Russell Martin started things with an easy ground ball to Elvis Andres - who booted it. The Blue Jays catcher reached on an error. The next batter, outfielder Kevin Pillar, grounded to Mitch Moreland at first, who gloved it and fired to second for the force. But Moreland bounced the throw, tying up Andrus, who couldn’t corral it. Both runners were safe. Two batters, two straight errors, had put the tying run in scoring position and the go-ahead run at first.
Toronto second baseman Ryan Goins, who led the Jays with seven sacrifice bunts, came to the plate with the whole world aware he was about to drop one down. He did drop the bunt. Texas third baseman Adrian Beltre pounced in plenty of time, but his throw clanked off of Andrus’s glove for the Rangers’ third consecutive error. It was the first time a team had made three errors in one inning of a winner-take-all playoff game. The bases were loaded, and no one was out for the Jays.
The fourth batter of the inning which should already have ended was Ben Revere. Revere grounded to third, where Mitch Moreland fired a strike home to nab pinch-runner Dalton Pompey (perhaps the third fastest man in baseball, after the Royals’ Gore and Dyson). Pompey slid hard to take out the catcher and prevent the double play, just like Utley had a few days before. He was out and the Rangers still led, but the bases were still loaded.
With the right-handed Donaldson up, Banister replaced starter Cole Hamels with righty reliever Sam Dyson. On the third pitch of the at-bat, a 99 mph sinker, Donaldson lofted a weak pop to second that Odor didn’t catch. The ball was in shallow center - but Odor misplayed it. He was not charged an error purely through the vagaries of the scoring system. Odor recovered and got the force out at second, but the tying run scored, and two men were on base as Jose Bautista came to the plate.
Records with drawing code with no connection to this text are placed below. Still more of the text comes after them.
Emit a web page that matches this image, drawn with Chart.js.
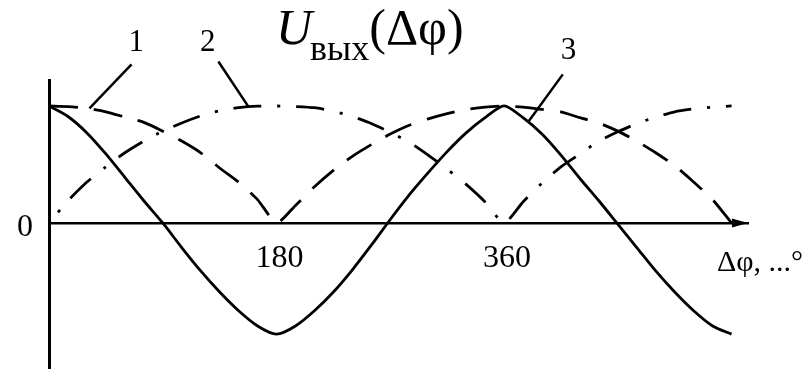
<!DOCTYPE html>
<html>
<head>
<meta charset="utf-8">
<script src="https://cdn.jsdelivr.net/npm/chart.js@4/dist/chart.umd.min.js"></script>
<style>
  html, body { margin: 0; padding: 0; background: #fff; }
  #wrap { width: 812px; height: 369px; position: relative; }
</style>
</head>
<body>
<div id="wrap"><canvas id="chart"></canvas></div>
<script>
// phase difference, degrees
const phase = [0, 15, 30, 45, 60, 75, 90, 105, 120, 135, 150, 165, 180,
  195, 210, 225, 240, 255, 270, 285, 300, 315, 330, 345, 360,
  375, 390, 405, 420, 435, 450, 465, 480, 495, 510, 525, 540];

// curve 1 (dashed)
const curve1 = [1.0, 0.995, 0.98, 0.95, 0.905, 0.86, 0.785, 0.70, 0.60, 0.47, 0.35, 0.20, 0.0,
  0.15, 0.31, 0.45, 0.57, 0.67, 0.76, 0.835, 0.89, 0.935, 0.97, 0.99, 1.0,
  0.99, 0.97, 0.95, 0.90, 0.855, 0.785, 0.70, 0.60, 0.49, 0.35, 0.20, 0.0];

// curve 2 (dash-dot)
const curve2 = [0.0, 0.19, 0.35, 0.48, 0.60, 0.70, 0.785, 0.855, 0.915, 0.96, 0.985, 0.998, 1.0,
  0.995, 0.985, 0.955, 0.91, 0.85, 0.775, 0.69, 0.58, 0.46, 0.33, 0.18, 0.0,
  0.18, 0.34, 0.48, 0.59, 0.70, 0.78, 0.85, 0.905, 0.95, 0.975, 0.99, 1.0];

// curve 3 (solid)
const curve3 = [1.0, 0.91, 0.77, 0.59, 0.39, 0.19, 0.0, -0.21, -0.41, -0.59, -0.75, -0.88, -0.95,
  -0.88, -0.75, -0.59, -0.40, -0.19, 0.03, 0.24, 0.43, 0.61, 0.77, 0.90, 1.0,
  0.90, 0.76, 0.58, 0.38, 0.19, -0.01, -0.21, -0.41, -0.59, -0.75, -0.88, -0.95];

const xTicks = [180, 360];
const yTicks = [0];

// curve labels with leader lines: [text, label point, line start, line end] in data units
const callouts = [
  ["1", [69, 1.54], [65.3, 1.355], [32, 0.98]],
  ["2", [125.5, 1.54], [134, 1.38], [158, 0.99]],
  ["3", [411, 1.47], [406.5, 1.27], [379.5, 0.87]]
];

const SERIF = '"Liberation Serif", "Times New Roman", serif';

function pts(ys) {
  return phase.map((x, i) => ({ x: x, y: ys[i] }));
}

const decor = {
  id: "decor",
  afterDraw(chart) {
    const ctx = chart.ctx;
    const xs = chart.scales.x, ys = chart.scales.y;
    const y0 = ys.getPixelForValue(0);
    ctx.save();
    ctx.fillStyle = "#000";
    ctx.strokeStyle = "#000";

    // arrow head on the horizontal axis
    const tip = xs.right;
    ctx.beginPath();
    ctx.moveTo(tip, y0);
    ctx.lineTo(tip - 16, y0 - 4.5);
    ctx.lineTo(tip - 16, y0 + 4.5);
    ctx.closePath();
    ctx.fill();

    // axis name
    ctx.font = "30px " + SERIF;
    ctx.textAlign = "left";
    ctx.textBaseline = "alphabetic";
    ctx.fillText("Δφ, ...°", tip - 31, y0 + 48);

    // leaders and curve numbers
    ctx.lineWidth = 2.5;
    ctx.font = "31px " + SERIF;
    ctx.textAlign = "center";
    ctx.textBaseline = "middle";
    callouts.forEach(([txt, lp, a, b]) => {
      ctx.beginPath();
      ctx.moveTo(xs.getPixelForValue(a[0]), ys.getPixelForValue(a[1]));
      ctx.lineTo(xs.getPixelForValue(b[0]), ys.getPixelForValue(b[1]));
      ctx.stroke();
      ctx.fillText(txt, xs.getPixelForValue(lp[0]), ys.getPixelForValue(lp[1]));
    });

    // title U_вых(Δφ)
    ctx.textAlign = "left";
    ctx.textBaseline = "alphabetic";
    let tx = 276;
    ctx.font = "italic 50px " + SERIF;
    ctx.fillText("U", tx, 44);
    tx += ctx.measureText("U").width - 2;
    ctx.font = "36px " + SERIF;
    ctx.fillText("вых", tx, 60);
    tx += ctx.measureText("вых").width;
    ctx.font = "50px " + SERIF;
    ctx.fillText("(Δφ)", tx, 44);
    ctx.restore();
  }
};

new Chart(document.getElementById("chart"), {
  type: "line",
  data: {
    datasets: [
      { label: "1", data: pts(curve1), borderColor: "#000", borderWidth: 2.8, borderDash: [29, 16], tension: 0.2 },
      { label: "2", data: pts(curve2), borderColor: "#000", borderWidth: 2.8, borderDash: [28, 16, 3, 16], borderDashOffset: 30, tension: 0.2 },
      { label: "3", data: pts(curve3), borderColor: "#000", borderWidth: 2.8, tension: 0.25 }
    ]
  },
  options: {
    responsive: true,
    maintainAspectRatio: false,
    animation: false,
    layout: { padding: { top: 80, right: 64, bottom: 0, left: 0 } },
    elements: { point: { radius: 0 } },
    plugins: { legend: { display: false }, tooltip: { enabled: false }, title: { display: false } },
    scales: {
      x: {
        type: "linear",
        position: { y: 0 },
        min: 0,
        max: 553,
        afterBuildTicks: s => { s.ticks = xTicks.map(v => ({ value: v })); },
        // the axis sits on y = 0 inside the plot, so it takes no strip of its own
        afterFit: s => { s.height = 0; },
        grid: { display: false, drawTicks: false },
        border: { display: true, color: "#000", width: 2.5 },
        ticks: { color: "#000", padding: 16, labelOffset: 3, maxRotation: 0, font: { family: SERIF, size: 32 } }
      },
      y: {
        type: "linear",
        min: -1.248,
        max: 1.222,
        afterBuildTicks: s => { s.ticks = yTicks.map(v => ({ value: v })); },
        afterFit: s => { s.width = 49; s.paddingTop = 0; s.paddingBottom = 0; },
        grid: { display: false, drawTicks: false },
        border: { display: true, color: "#000", width: 3 },
        ticks: { color: "#000", padding: 16, labelOffset: 5, font: { family: SERIF, size: 32 } }
      }
    }
  },
  plugins: [decor]
});
</script>
</body>
</html>
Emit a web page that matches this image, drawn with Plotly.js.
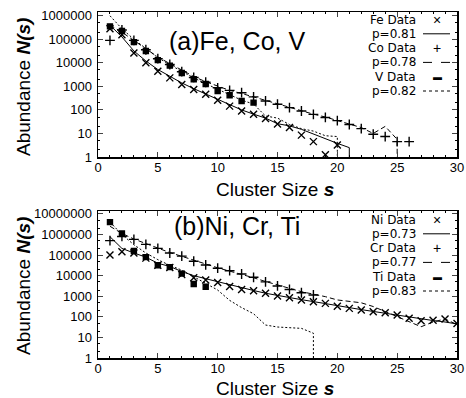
<!DOCTYPE html>
<html>
<head>
<meta charset="utf-8">
<script src="https://cdn.plot.ly/plotly-3.0.1.min.js"></script>
<style>html,body{margin:0;padding:0;background:#fff;}#plot{width:466px;height:398px;}</style>
</head>
<body>
<div id="plot"></div>
<script>
// ---------- data ----------
const feSizes = [1,2,3,4,5,6,7,8,9,10,11,12,13,14,15,16,17,18,19,20];
const feData  = [280000,155000,26000,10000,4400,2300,1200,740,460,260,145,90,65,43,25,18,8.5,4.5,1.25,3.2];
const coSizes = [1,2,3,4,5,6,7,8,9,10,11,12,13,14,15,16,17,18,19,20,21,22,23,24,25,26];
const coData  = [90000,250000,90000,36000,15000,8500,4200,2400,1500,870,680,540,360,240,175,125,90,65,48,35,24,16,9.3,7.4,4.5,4.5];
const vSizes  = [1,2,3,4,5,6,7,8,9,10,11,12,13];
const vData   = [355000,225000,76000,32000,13000,7600,3700,2000,1260,630,420,240,205];

const feFitSizes = [1,2,3,4,5,6,7,8,9,10,11,12,13,14,15,16,17,18,19,20,21,21];
const feFit      = [400000,126000,32000,12000,5200,2630,1400,800,480,280,166,100,66,45,26,21,15,9.3,5.8,3.8,2.5,0.5];
const coFitSizes = [1,2,3,4,5,6,7,8,9,10,11,12,13,14,15,16,17,18,19,20,21,22,23,24,25,25];
const coFit      = [400000,200000,89000,40000,17800,9300,4800,2630,1580,1000,676,500,355,250,178,126,91,66,50,35,25,17.8,10,20,5.6,0.5];
const vFitSizes  = [1,2,3,4,5,6,7,8,9,10,11,12,13,14,15,16,17,18,19,20,20];
const vFit       = [1000000,280000,100000,40000,16600,8300,4200,2300,1300,760,450,260,178,55,45,24,16,12.6,8,7.4,0.5];

const niSizes = [1,2,3,4,5,6,7,8,9,10,11,12,13,14,15,16,17,18,19,20,21,22,23,24,25,26,27,28,29,30];
const niData  = [100000,145000,126000,71000,32000,25000,11200,7900,6200,4600,3000,2140,1860,1380,1020,850,660,540,450,330,257,214,178,158,123,85,65,69,79,48];
const crSizes = [1,2,3,4,5,6,7,8,9,10,11,12,13,14,15,16,17,18];
const crData  = [500000,800000,575000,330000,210000,126000,89000,50000,33000,23000,17400,12000,8300,5000,3160,2140,1480,1150];
const tiSizes = [1,2,3,4,5,6,7,8,9];
const tiData  = [4000000,1120000,158000,79000,32000,26000,12600,3900,2900];

const niFitSizes = [1,2,3,4,5,6,7,8,9,10,11,12,13,14,15,16,17,18,19,20,21,22,23,24,25,26,27,28,29,30];
const niFit      = [780000,210000,126000,79000,40000,28000,15800,10000,7100,5000,3550,2500,1900,1400,1070,850,680,550,450,355,280,224,182,148,120,95,76,66,56,45];
const crFitSizes = [1,2,3,4,5,6,7,8,9,10,11,12,13,14,15,16,17,18,19,20,21,22,23,24,25,26,27,28,29,30];
const crFit      = [2500000,1120000,600000,355000,214000,132000,87000,55000,35500,24000,16600,11700,7900,5200,3470,2400,1660,1260,955,660,550,480,316,178,100,56,33,56,79,42];
const tiFitSizes = [1,2,3,4,5,6,7,8,9,10,11,12,13,14,15,16,17,18,18];
const tiFit      = [4000000,1000000,316000,126000,60000,31600,18600,8900,4000,2000,630,280,141,40,32,29,27.5,16,0.5];

const xTicks = [0,5,10,15,20,25,30];
const yTicksA = [1,10,100,1000,10000,100000,1000000];
const yTicksB = [1,10,100,1000,10000,100000,1000000,10000000];
const legendA = ['Fe Data','p=0.81','Co Data','p=0.78','V Data','p=0.82'];
const legendB = ['Ni Data','p=0.73','Cr Data','p=0.77','Ti Data','p=0.83'];
const panelA = '(a)Fe, Co, V';
const panelB = '(b)Ni, Cr, Ti';

// ---------- figure ----------
const FONT = 'Liberation Sans, Arial, sans-serif';
const LFONT = 'DejaVu Sans, Liberation Sans, sans-serif';
const W = 466, H = 398;
const px = x => x / W;
const py = y => 1 - y / H;

function dataTrace(x, y, sym, size, xa, ya) {
  return {x, y, xaxis: xa, yaxis: ya, type: 'scatter', mode: 'markers', showlegend: false,
    marker: {symbol: sym, size: size, color: '#000', line: {color: '#000', width: 1.4}}};
}
function fitTrace(x, y, dash, xa, ya) {
  return {x, y, xaxis: xa, yaxis: ya, type: 'scatter', mode: 'lines', showlegend: false,
    line: {color: '#000', width: 1, dash: dash}};
}

const traces = [
  fitTrace(feFitSizes, feFit, 'solid', 'x', 'y'),
  fitTrace(coFitSizes, coFit, '5px,3px', 'x', 'y'),
  fitTrace(vFitSizes, vFit, '2px,2px', 'x', 'y'),
  dataTrace(feSizes, feData, 'x-thin-open', 7, 'x', 'y'),
  dataTrace(coSizes, coData, 'cross-thin-open', 7, 'x', 'y'),
  dataTrace(vSizes, vData, 'square', 5, 'x', 'y'),
  fitTrace(niFitSizes, niFit, 'solid', 'x2', 'y2'),
  fitTrace(crFitSizes, crFit, '5px,3px', 'x2', 'y2'),
  fitTrace(tiFitSizes, tiFit, '2px,2px', 'x2', 'y2'),
  dataTrace(niSizes, niData, 'x-thin-open', 7, 'x2', 'y2'),
  dataTrace(crSizes, crData, 'cross-thin-open', 7, 'x2', 'y2'),
  dataTrace(tiSizes, tiData, 'square', 5, 'x2', 'y2'),
];

const xDom = [px(98), px(457)];
function xAxis(anchor) {
  return {domain: xDom, anchor: anchor, range: [0, 30], tickvals: xTicks, ticks: 'inside', ticklen: 5,
    tickwidth: 1, showline: true, linewidth: 1.5, linecolor: '#000', mirror: 'allticks', showgrid: false,
    zeroline: false, tickfont: {family: FONT, size: 13, color: '#000'}, ticklabelstandoff: -2,
    minor: {ticks: 'inside', ticklen: 2, dtick: 1, tickcolor: '#000'}};
}
function yAxis(anchor, dom, top, vals) {
  return {domain: dom, anchor: anchor, type: 'log', range: [0, top], tickvals: vals,
    ticktext: vals.map(v => String(v)), ticks: 'inside', ticklen: 5, tickwidth: 1, showline: true,
    linewidth: 1.5, linecolor: '#000', mirror: 'allticks', showgrid: false, zeroline: false,
    tickfont: {family: FONT, size: 13, color: '#000'}, ticklabelstandoff: 2,
    minor: {ticks: 'inside', ticklen: 2, tickcolor: '#000', showgrid: false}};
}

const ann = [];
const shapes = [];
function text(t, x, y, size, opts) {
  ann.push(Object.assign({text: t, x: px(x), y: py(y), xref: 'paper', yref: 'paper', showarrow: false,
    borderpad: 0, font: {family: FONT, size: size, color: '#000'}, xanchor: 'center', yanchor: 'middle'}, opts || {}));
}
// axis titles
text('Abundance <b><i>N(s)</i></b>', 23, 87, 19, {textangle: -90});
text('Abundance <b><i>N(s)</i></b>', 23, 286, 19, {textangle: -90});
text('Cluster Size <b><i>s</i></b>', 275, 190, 19);
text('Cluster Size <b><i>s</i></b>', 275, 388, 19);
// panel labels
text(panelA, 237, 41, 25);
text(panelB, 237, 226, 25);

// custom legends (text right-aligned, symbol/line sample on the right)
const dashes = ['solid', 'dash', 'dot'];
const glyphs = ['\u00d7', '+', '\u25ac'];
function legend(labels, rows) {
  labels.forEach((lab, i) => {
    text(lab, 417, rows[i], 12, {xanchor: 'right', font: {family: LFONT, size: 12, color: '#000'}});
    const k = Math.floor(i / 2);
    if (i % 2 === 0) {
      text(glyphs[k], 437, rows[i], k === 2 ? 9 : 14);
    } else {
      shapes.push({type: 'line', xref: 'paper', yref: 'paper', x0: px(423), x1: px(450), y0: py(rows[i]), y1: py(rows[i]),
        line: {color: '#000', width: 1, dash: dashes[k]}});
    }
  });
}
legend(legendA, [19.5, 33.8, 48.1, 62.4, 76.7, 91]);
legend(legendB, [219.5, 233.8, 248.1, 262.4, 276.7, 291]);

const layout = {
  width: W, height: H, margin: {l: 0, r: 0, t: 0, b: 0},
  paper_bgcolor: '#fff', plot_bgcolor: '#fff', showlegend: false,
  xaxis: xAxis('y'), yaxis: yAxis('x', [py(157), py(12)], 6.16, yTicksA),
  xaxis2: xAxis('y2'), yaxis2: yAxis('x2', [py(358), py(211)], 7.14, yTicksB),
  annotations: ann, shapes: shapes, font: {family: FONT, color: '#000'}
};
Plotly.newPlot('plot', traces, layout, {staticPlot: true, displayModeBar: false});
</script>
</body>
</html>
Bautista fouled off the first pitch, then took the second. The count was 1-1, and on Dyson’s third pitch, the beefy outfielder connected. The ball leapt off the bat and rocketed into the night.
“There’s a drive!” the announcer shouted in excitement. “Deep to left! No doubt about it!” Bautista paused for a moment to admire his handiwork, then tossed his bat and jogged around the bases - his 3-run shot had given the Jays a 6-3 lead. The image of his batflip became the enduring photo of the Jays’ postseason, a go-ahead shot following on the heels of that wild 7th inning, for a team in their first playoff series since 1993.
The chaos was not over. The Rangers, annoyed by the bat flip (which was seen as needless showboating and an effort to embarrass them - poor sportsmanship), cleared their bench. The Jays cleared their dugout as well, and the two teams jostled each other in the field, each mass of men trying to stare the other down, while umpires desperately motioned for calm from the crowd - which was exploding in exuberance at the turn of events, celebrating their release from death a few minutes earlier.
Eventually, calm - more or less - was restored, and for the 8th Roberto Osuna, only 20 years old, came on for the save. The Rangers, perhaps crushed by the emotionally exhausting 7th inning, went quietly, and the Jays punched their ticket to the ALCS.